Les caractéristiques en sont le double langage, ou bien le décalage entre la parole et les actes. Du second type me semble la dernière décision de notre président, qui a annoncé qu’il se rendrait au Qatar, si la France arrive en demi-finale lors de la Coupe du monde de foot.
Par ailleurs, il ne cesse de répéter qu’il y a aujourd’hui, pour la planète, un état d’urgence climatique. Or comment concilier ce dernier avec les infrastructures construites pour cette manifestation, dont le coût énergétique et humain est gigantesque ? On a édifié des stades climatisés, dans un pays à la chaleur extrême. Et ces constructions se sont faites au prix de l’exploitation, parfois même de la mort, d’une multitude d’ouvriers sous-payés. Tout cela contrevient à la fois à toute logique en matière de climat, et aux droits de l’homme.
Je ne sais quelle a été la motivation présidentielle pour cette décision. S’est-il agi de défendre nos intérêts économiques, en donnant ainsi des gages au Qatar ? Ou bien de flatter par démagogie la partie non négligeable de la population française qui s’intéresse encore à voir s’agiter des millionnaires en short, dont l’obscène salaire devrait lui être une provocation et une offense, si elle réfléchissait un peu ? Ou bien s’agit-il des deux à la fois ?
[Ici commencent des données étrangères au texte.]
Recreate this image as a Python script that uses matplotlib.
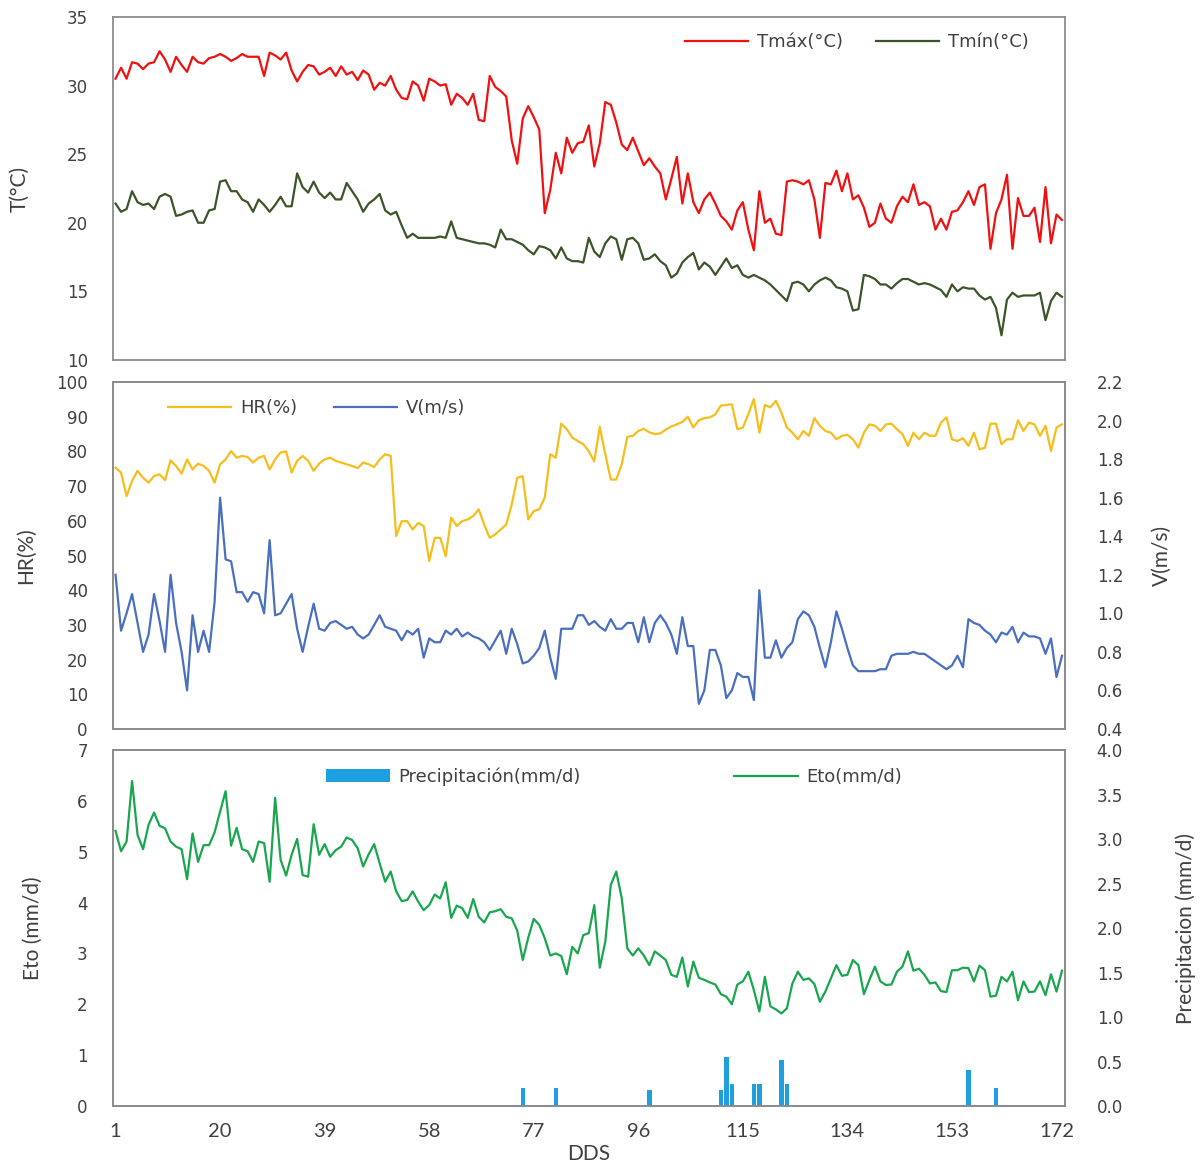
import numpy as np
import matplotlib.pyplot as plt

# daily weather series, DDS 1..173
tmax = [30.5, 31.3, 30.5, 31.7, 31.6, 31.2, 31.6, 31.7, 32.5, 31.9,
        31.0, 32.1, 31.5, 31.0, 32.1, 31.7, 31.6, 32.0, 32.1, 32.3,
        32.1, 31.8, 32.0, 32.3, 32.1, 32.1, 32.1, 30.7, 32.4, 32.2,
        31.9, 32.4, 31.1, 30.3, 31.0, 31.5, 31.4, 30.8, 31.0, 31.3,
        30.7, 31.4, 30.8, 31.0, 30.4, 31.1, 30.8, 29.7, 30.2, 30.0,
        30.7, 29.7, 29.1, 29.0, 30.3, 30.0, 28.9, 30.5, 30.3, 30.0,
        30.1, 28.6, 29.4, 29.1, 28.6, 29.4, 27.5, 27.4, 30.7, 29.9,
        29.6, 29.2, 26.0, 24.3, 27.6, 28.5, 27.7, 26.8, 20.7, 22.4,
        25.1, 23.6, 26.2, 25.1, 25.8, 25.9, 27.1,
        24.1, 25.8, 28.8, 28.6, 27.3, 25.7, 25.3, 26.2, 25.2, 24.2,
        24.7, 24.1, 23.6, 21.7, 23.2, 24.8, 21.4, 23.6, 21.5, 20.7,
        21.7, 22.2, 21.4, 20.5, 20.1, 19.5, 20.9, 21.5, 19.5, 18.0,
        22.3, 20.0, 20.3, 19.2, 19.1, 23.0, 23.1, 23.0, 22.8, 23.1,
        21.7, 18.9, 22.9, 22.8, 23.8, 22.3, 23.6, 21.7, 22.0, 21.1,
        19.7, 20.0, 21.4, 20.3, 20.0, 21.2, 21.9, 21.5, 22.8, 21.3,
        21.5, 21.2, 19.5, 20.3, 19.5, 20.8, 20.9, 21.5, 22.3, 21.3,
        22.6, 22.8, 18.1, 20.7, 21.7, 23.5, 18.1, 21.8, 20.5, 20.5,
        21.1, 18.6, 22.6, 18.5, 20.6, 20.2]

tmin = [21.4, 20.8, 21.0, 22.3, 21.5, 21.3, 21.4, 21.0, 21.9, 22.1,
        21.9, 20.5, 20.6, 20.8, 20.9, 20.0, 20.0, 20.9, 21.0, 23.0,
        23.1, 22.3, 22.3, 21.7, 21.5, 20.8, 21.7, 21.3, 20.8, 21.3,
        21.9, 21.2, 21.2, 23.6, 22.6, 22.2, 23.0, 22.2, 21.8, 22.2,
        21.7, 21.7, 22.9, 22.3, 21.7, 20.8, 21.4, 21.7, 22.1, 20.9,
        20.6, 20.8, 19.8, 18.9, 19.2, 18.9, 18.9, 18.9, 18.9, 19.0,
        18.9, 20.1, 18.9, 18.8, 18.7, 18.6, 18.5, 18.5, 18.4, 18.2,
        19.5, 18.8, 18.8, 18.6, 18.4, 18.0, 17.7, 18.3, 18.2, 18.0,
        17.4, 18.2, 17.4, 17.2, 17.2, 17.1, 18.9,
        17.9, 17.5, 18.5, 19.0, 18.8, 17.3, 18.8, 18.9, 18.5, 17.3,
        17.4, 17.7, 17.2, 16.9, 16.0, 16.3, 17.1, 17.5, 17.8,
        16.6, 17.1, 16.8, 16.2, 16.8, 17.4, 16.7, 16.9, 16.2, 16.0,
        16.2, 16.0, 15.8, 15.5, 15.1, 14.7, 14.3, 15.6, 15.7, 15.5,
        15.0, 15.5, 15.8, 16.0, 15.8, 15.3, 15.2, 15.0, 13.6, 13.7,
        16.2, 16.1, 15.9, 15.5, 15.5, 15.2, 15.6, 15.9, 15.9, 15.7,
        15.5, 15.6, 15.5, 15.3, 15.1, 14.6, 15.5, 15.0, 15.3, 15.2,
        15.2, 14.7, 14.4, 14.6, 13.8, 11.8, 14.4, 14.9, 14.6, 14.7,
        14.7, 14.7, 14.9, 12.9, 14.3, 14.9, 14.6]

hr = [75.3, 73.9, 67.1, 71.5, 74.4, 72.4, 71.0, 72.9, 73.4, 71.7,
      77.4, 75.8, 73.6, 77.7, 74.8, 76.5, 75.8, 74.4, 71.0, 76.3,
      77.7, 80.1, 78.2, 78.7, 78.4, 76.8, 78.2, 78.7, 74.8, 77.7,
      79.7, 80.0, 73.9, 77.3, 78.7, 77.3, 74.4, 76.5, 77.7, 78.2,
      77.3, 76.8, 76.3, 75.8, 75.2, 76.8, 76.3, 75.5, 77.7, 79.2,
      78.7, 55.6, 59.9, 59.9, 57.5, 59.4, 58.5, 48.4, 55.1, 55.1,
      49.8, 60.9, 58.5, 59.9, 60.4, 61.4, 63.3, 58.9, 55.1, 56.1,
      57.5, 58.9, 64.7, 72.4, 72.9, 60.4, 62.8, 63.3, 66.7, 79.2,
      78.2, 88.0, 86.4, 84.0, 83.0, 82.1, 80.1,
      77.1, 87.1, 79.2, 71.9, 71.9, 76.3, 84.2, 84.5, 85.9, 86.5,
      85.5, 85.0, 85.2, 86.3, 87.2, 87.8, 88.5, 90.0, 86.9, 89.0,
      89.6, 89.8, 90.7, 93.2, 93.4, 93.6, 86.4, 86.9, 90.7, 95.1,
      85.4, 93.4, 92.7, 94.6, 91.2, 86.9, 85.4, 83.5, 85.9, 84.5,
      89.6, 87.4, 85.9, 85.4, 83.5, 84.5, 84.8, 83.5, 81.1, 85.4,
      87.8, 87.4, 85.9, 87.8, 88.0, 86.4, 85.0, 81.6, 85.4, 83.5,
      85.4, 84.5, 84.5, 88.3, 89.8, 83.5, 83.0, 83.8, 81.6, 85.4,
      80.6, 81.1, 88.0, 88.0, 82.1, 83.5, 83.5, 89.0, 85.9, 88.3,
      87.8, 84.5, 87.4, 80.1, 86.9, 87.8]

wind = [1.20, 0.91, 1.00, 1.10, 0.95, 0.80, 0.89, 1.10, 0.96, 0.80,
        1.20, 0.95, 0.80, 0.60, 0.99, 0.80, 0.91, 0.80, 1.06, 1.60,
        1.28, 1.27, 1.11, 1.11, 1.06, 1.11, 1.10, 1.00, 1.38, 0.99,
        1.00, 1.05, 1.10, 0.92, 0.80, 0.93, 1.05, 0.92, 0.91, 0.95,
        0.96, 0.94, 0.92, 0.93, 0.89, 0.87, 0.89, 0.94, 0.99, 0.93,
        0.92, 0.91, 0.86, 0.91, 0.89, 0.92, 0.77, 0.87, 0.85, 0.85,
        0.91, 0.89, 0.92, 0.88, 0.90, 0.88, 0.87, 0.85, 0.81, 0.86,
        0.91, 0.79, 0.92, 0.84, 0.74, 0.75, 0.78, 0.82, 0.91, 0.77,
        0.66, 0.92, 0.92, 0.92, 0.99, 0.99, 0.94,
        0.96, 0.93, 0.91, 0.97, 0.92, 0.92, 0.95, 0.95, 0.85, 0.98,
        0.85, 0.95, 0.99, 0.95, 0.89, 0.79, 0.98, 0.83, 0.83, 0.53,
        0.60, 0.81, 0.81, 0.73, 0.56, 0.60, 0.69, 0.67, 0.67, 0.55,
        1.12, 0.77, 0.77, 0.86, 0.77, 0.82, 0.85, 0.97, 1.01, 0.99,
        0.93, 0.82, 0.72, 0.85, 1.01, 0.92, 0.82, 0.73, 0.70, 0.70,
        0.70, 0.70, 0.71, 0.71, 0.78, 0.79, 0.79, 0.79, 0.80, 0.79,
        0.79, 0.77, 0.75, 0.73, 0.71, 0.73, 0.78, 0.72, 0.97, 0.95,
        0.94, 0.91, 0.89, 0.85, 0.90, 0.89, 0.93, 0.85, 0.90, 0.88,
        0.88, 0.87, 0.79, 0.87, 0.67, 0.78]

eto = [5.41, 5.01, 5.20, 6.39, 5.33, 5.05, 5.53, 5.77, 5.51, 5.46,
       5.20, 5.10, 5.05, 4.46, 5.36, 4.80, 5.13, 5.13, 5.38, 5.79,
       6.19, 5.12, 5.47, 5.05, 5.01, 4.80, 5.20, 5.17, 4.41, 6.06,
       4.84, 4.53, 4.94, 5.25, 4.54, 4.51, 5.54, 4.94, 5.15, 4.90,
       5.03, 5.10, 5.28, 5.23, 5.07, 4.71, 4.95, 5.15, 4.77, 4.41,
       4.61, 4.22, 4.03, 4.05, 4.22, 4.02, 3.85, 3.95, 4.16, 4.08,
       4.40, 3.70, 3.94, 3.89, 3.70, 4.07, 3.72, 3.61, 3.81, 3.83,
       3.87, 3.72, 3.69, 3.45, 2.87, 3.31, 3.68, 3.56, 3.30, 2.96,
       3.00, 2.95, 2.59, 3.13, 3.00, 3.36, 3.40,
       3.95, 2.72, 3.23, 4.35, 4.61, 4.08, 3.10, 2.96, 3.10, 2.96,
       2.77, 3.04, 2.96, 2.87, 2.58, 2.54, 2.92, 2.35, 2.84, 2.52,
       2.48, 2.43, 2.39, 2.20, 2.15, 2.00, 2.39, 2.45, 2.64, 2.28,
       1.86, 2.54, 1.96, 1.90, 1.82, 1.92, 2.41, 2.64, 2.48, 2.51,
       2.40, 2.05, 2.25, 2.51, 2.77, 2.56, 2.58, 2.87, 2.77, 2.20,
       2.48, 2.74, 2.45, 2.38, 2.39, 2.64, 2.74, 3.04, 2.66, 2.70,
       2.58, 2.41, 2.43, 2.26, 2.24, 2.67, 2.67, 2.72, 2.71, 2.45,
       2.76, 2.67, 2.15, 2.17, 2.54, 2.45, 2.64, 2.08, 2.45, 2.24,
       2.25, 2.45, 2.18, 2.59, 2.25, 2.66]

# rainy days only
rain_days = [75, 81, 98, 111, 112, 113, 117, 118, 122, 123, 156, 161]
rain_mm = [0.20, 0.20, 0.18, 0.18, 0.55, 0.25, 0.25, 0.25, 0.52, 0.25, 0.40, 0.20]

xtick_days = [1, 20, 39, 58, 77, 96, 115, 134, 153, 172]

days = np.arange(1, len(tmax) + 1)
rain = np.zeros(len(days))
rain[np.array(rain_days) - 1] = rain_mm

narrow = ['Lato', 'DejaVu Sans']
txt = '#404040'
frame = '#8c8c8c'

fig = plt.figure(figsize=(12, 11.63), dpi=100)
ax1 = fig.add_axes([0.094, 0.6905, 0.7933, 0.2949])
ax2 = fig.add_axes([0.094, 0.3732, 0.7933, 0.2983])
ax3 = fig.add_axes([0.094, 0.049, 0.7933, 0.3061])
ax2r = ax2.twinx()
ax3r = ax3.twinx()

for ax in (ax1, ax2, ax3, ax2r, ax3r):
    ax.set_xlim(0.5, len(days) + 0.5)
    ax.set_xticks(xtick_days)
    for s in ax.spines.values():
        s.set_color(frame)
        s.set_linewidth(1.3)
    ax.tick_params(length=0, colors=txt, labelsize=12)
    ax.tick_params(axis='y', pad=18)

for ax in (ax2r, ax3r):
    ax.tick_params(axis='y', pad=23)

for ax in (ax1, ax2):
    ax.tick_params(axis='x', labelbottom=False)
ax2r.tick_params(axis='x', labelbottom=False)
ax3.tick_params(axis='x', pad=12, labelsize=14.5)
for lab in ax3.get_xticklabels():
    lab.set_family(narrow)

# temperatures
l1, = ax1.plot(days, tmax, color='#f01010', lw=1.6, label='Tmáx(°C)')
l2, = ax1.plot(days, tmin, color='#3b5528', lw=1.6, label='Tmín(°C)')
ax1.set_ylim(10, 35)
ax1.set_yticks(range(10, 36, 5))
ax1.set_ylabel('T(°C)', family=narrow, fontsize=15, color=txt)
ax1.yaxis.set_label_coords(-0.087, 0.5)
ax1.legend(handles=[l1, l2], loc='center', bbox_to_anchor=(0.714, 0.964),
           bbox_transform=fig.transFigure, ncol=2, frameon=False,
           handlelength=3.5, handletextpad=0.5, columnspacing=1.8,
           fontsize=13, labelcolor=txt)

# humidity and wind
l3, = ax2.plot(days, hr, color='#f5be1c', lw=1.6, label='HR(%)')
l4, = ax2r.plot(days, wind, color='#4a6fbf', lw=1.6, label='V(m/s)')
ax2.set_ylim(0, 100)
ax2.set_yticks(range(0, 101, 10))
ax2r.set_ylim(0.4, 2.2)
ax2r.set_yticks(np.arange(0.4, 2.21, 0.2))
ax2r.yaxis.set_major_formatter(plt.FormatStrFormatter('%.1f'))
ax2.set_ylabel('HR(%)', family=narrow, fontsize=15, color=txt)
ax2.yaxis.set_label_coords(-0.081, 0.5)
ax2r.set_ylabel('V(m/s)', family=narrow, fontsize=15, color=txt)
ax2r.yaxis.set_label_coords(1.091, 0.5)
ax2r.legend(handles=[l3, l4], loc='center', bbox_to_anchor=(0.264, 0.649),
            bbox_transform=fig.transFigure, ncol=2, frameon=False,
            handlelength=3.5, handletextpad=0.5, columnspacing=2.0,
            fontsize=13, labelcolor=txt)

# rain and reference evapotranspiration
bars = ax3r.bar(days, rain, width=0.8, color='#1e9fe0',
                label='Precipitación(mm/d)')
l5, = ax3.plot(days, eto, color='#19a64e', lw=1.6, label='Eto(mm/d)')
ax3.set_zorder(ax3r.get_zorder() + 1)
ax3.patch.set_visible(False)
ax3.set_ylim(0, 7)
ax3.set_yticks(range(0, 8))
ax3r.set_ylim(0, 4)
ax3r.set_yticks(np.arange(0, 4.01, 0.5))
ax3r.yaxis.set_major_formatter(plt.FormatStrFormatter('%.1f'))
ax3.set_ylabel('Eto (mm/d)', family=narrow, fontsize=15, color=txt)
ax3.yaxis.set_label_coords(-0.0735, 0.5)
ax3r.set_ylabel('Precipitacion (mm/d)', family=narrow, fontsize=15, color=txt)
ax3r.yaxis.set_label_coords(1.116, 0.5)
ax3.set_xlabel('DDS', family=narrow, fontsize=15, color=txt, labelpad=3)
ax3.legend(handles=[bars, l5], loc='center', bbox_to_anchor=(0.512, 0.332),
           bbox_transform=fig.transFigure, ncol=2, frameon=False,
           handlelength=3.5, handletextpad=0.5, columnspacing=8.5,
           fontsize=13, labelcolor=txt)

fig.savefig('out.png', dpi=100)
On sait où peut mener la realpolitik : à bien des reniements et abdications. Je sais bien qu’on peut, après Max Weber, opposer éthique de conviction et éthique de responsabilité. Mais on sait depuis le cas d’Antigone par exemple que les exigences du cœur doivent parfois prévaloir sur celles de l'état. Il est des cas où le réalisme n’est plus de mise, quand il s’agit aussi de grand enjeux : celui-ci est ni plus ni moins que la subsistance de la vie humaine sur terre. Le président aurait pu faire ici le geste éminemment symbolique du boycott d’une entreprise totalement folle, d’une parfaite hérésie écologique. Il n’en a pas saisi l’occasion. C’est bien dommage.